The fixture began, at least by design, as a traditional “curry house”, with white linen tablecloths, a chrome-edged corner bar and moustached waiters ready to explain what cumin was to people who owned Jaguars. But Rahman has always wanted to set his restaurant apart. There were never Anglo-Indian classics on the menu — no chicken jalfrezi or lamb madras. Instead, dishes borne out of the dynastic Mughal Empire. Founded by Babur, a ruler from what is now Uzbekistan in the early 1500s, at their peak the Mughals ruled much of South Asia, doing so from Delhi, still home to the Red Fort in the old town alongside a vast population of Muslim descendants.
“I decided to name my restaurant after him, the first emperor,” says Rahman. “It tells a story; here, I’m telling my own.”

Kitchen flair abounds
Babur
Kitchen flair abounds. Recipes are rooted in the traditions of northern India and Bangladesh, but modern techniques are brought into play. Rahman doesn’t confine his chefs to the old. Rather, they are encouraged to be inventive and imaginative, though not just “because” — and the cooking is, at times, impeccable, similar to that found at the more famous Indian restaurants in town.
Rahman says: “We were far more traditional before, and still are to a point, but I think our chefs are so talented and have so many ideas — so we have fun. We want people to come here and be wowed; we want to give customers a special experience. Hopefully they think the journey was worth it and return. Loyalty is everything in a restaurant like this one.”
The kitchen is led by head chef Jiwan Lal and sous Praveen Kumar Gupta. Both developed a tasting menu to mark the 40th anniversary. Dishes include hake with roasted aubergines, red onion salsa, mustard and black onions; a shredded goat patty comes with medjool dates, tamarind, chilli and raisin chutney. The star of the show are slow-cooked tiger prawns, which Lal brings to the table proudly. The shellfish are steamed in a hollowed-out green coconut and arrive swimming in chilli, mustard and coconut milk.

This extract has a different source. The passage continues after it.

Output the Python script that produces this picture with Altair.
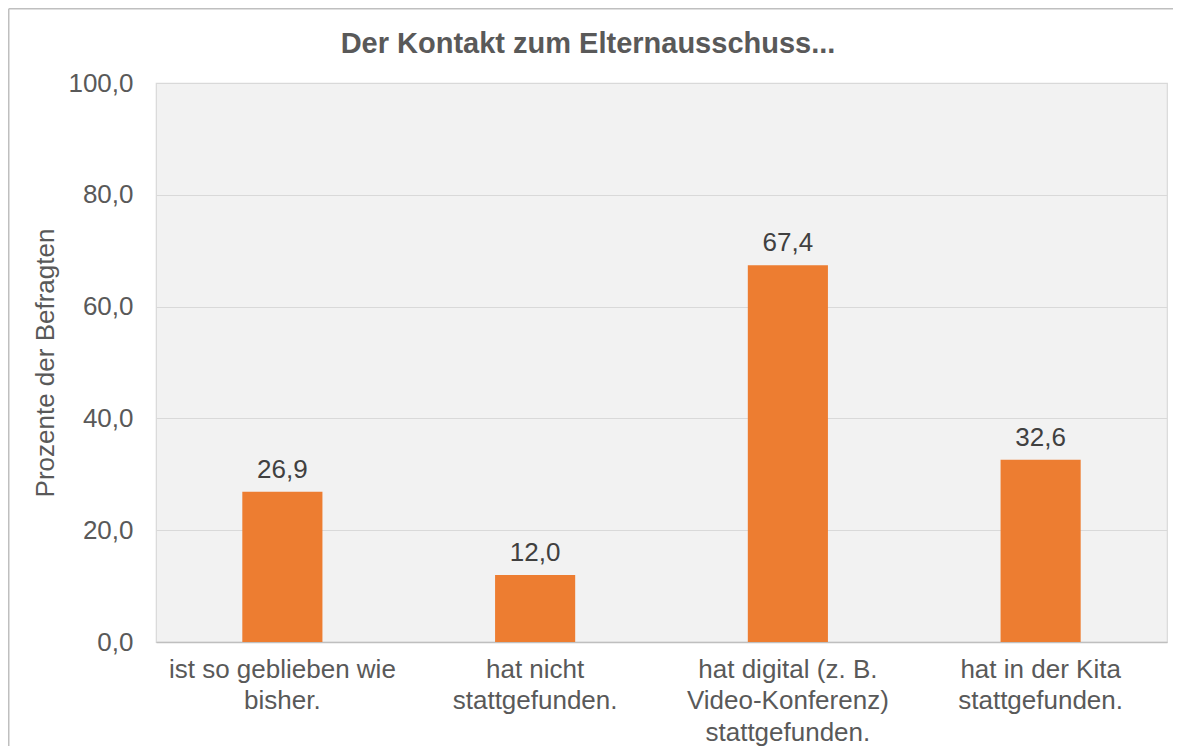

One of the original chefs from 1985
Babur
“We wanted a showstopper,” says Lal who, after learning that my grandfather was born in Shimla, his hometown, smuggles me an extra dish — lamb chops smoked in cloves and spiced headily with masala. “We want to be ‘authentic’ but aren’t constrained. We visit India frequently because there is always something new to learn and research. And I think people want to learn when they come too. I’ve been here 20 years and we have a lot of regulars.”
The dining room here is long and thin and filled with art. Rahman started amassing works in 2005 and now boasts an extensive collection, much of it commissioned at notable points in the lifespan of the restaurant.
We want people to come here and be wowed. Hopefully they think the journey was worth it and return
Emdad Rahman
“We have lots of wonderful art here,” says Rahman. “Sian Lester, a Welsh artist, designed two leather triptychs; we celebrated our 25th birthday by commissioning something by local artist Kate Pritchard. She took her inspiration from her first trip to India.”
Elsewhere is the Baburnama Scroll, a painting by Durga Devi Talukdar which charts the life of Babur himself. In the foyer is a hand-woven Bengali cotton cloth by Ajit Kumar Das, an artist from Shantiniketan whose work Rasi Chakra is his own horoscope alongside thousands of Sanskrit words translated into Bengali.
The cloth, Rahman tells me, was initially bound for a museum in Paris, though I’m not sure whether he’s using a measure of creative licence. Either way, it is astonishingly beautiful. I leave supremely content.
So often in London, the term “hidden gem” is bandied around like so many samosas. If ever it is appropriate, it is for Babur, an everyday curry house; an institution.